In this 90-second podcast, we’ll cover the basics of inherent risk and residual risk, how to get from one to the other and a quick example.

At Venminder, we have a team of industry experts who specialize in reviewing vendor risk assessments and understanding the risk assessment process.

Let’s start with the basics. Inherent risk is generally unchanging and innate to the product or service that the vendor provides. It’s the baseline risk which must be managed and controlled by taking measures to protect your organization. It’s often measured by risk rating such as low, moderate or high and can cover a wide range of risk categories. Residual risk is what remains after you apply measures or controls. Or by simply learning, understanding and documenting some controls that may already be in place.

A simple calculation would be: Inherent Risk + Information and Controls = Residual Risk

To help clarify further, here’s an example of how you might calculate the risk for call centers that provide customer service to your organization:

First: Identify the risks associated with the type of service. Since they’ll directly interact with your customers they pose significant risk to your reputation and would likely warrant an inherently high-risk rating.

Then: Determine the controls you can put in place to mitigate that risk.
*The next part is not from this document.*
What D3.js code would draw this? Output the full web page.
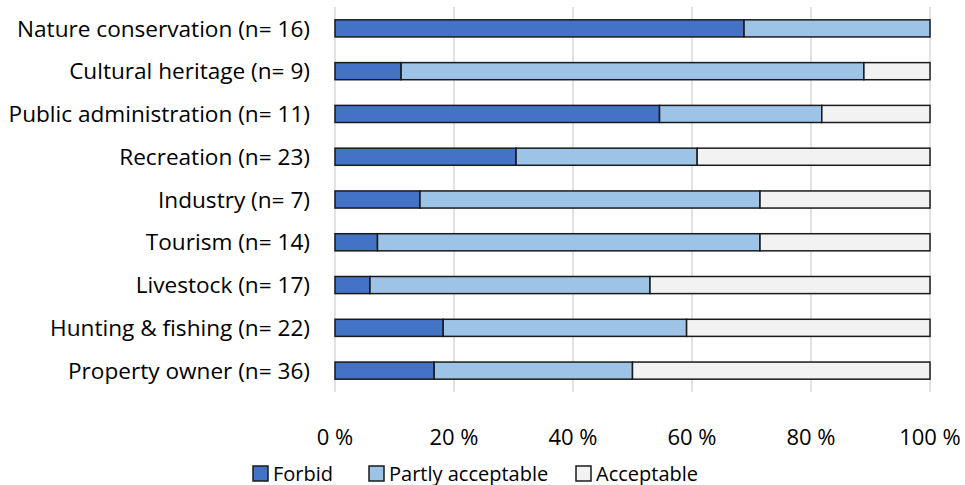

You may choose to include certain service level agreement requirements in your vendor contract to try to ensure quality service, validate that the vendor employs adequate background investigations and training for employees, or establish some agreed-upon procedures for how to work with your customers. These measures would assist in protecting your reputation, leaving you with less residual risk.

And then finally: Make an informed decision on whether the residual risk is acceptable. It’s important to remember that third-party risk management isn’t the process of eliminating  risk altogether.  Rather, it’s understanding, mitigating and managing the risk at a level that’s appropriate to your organization.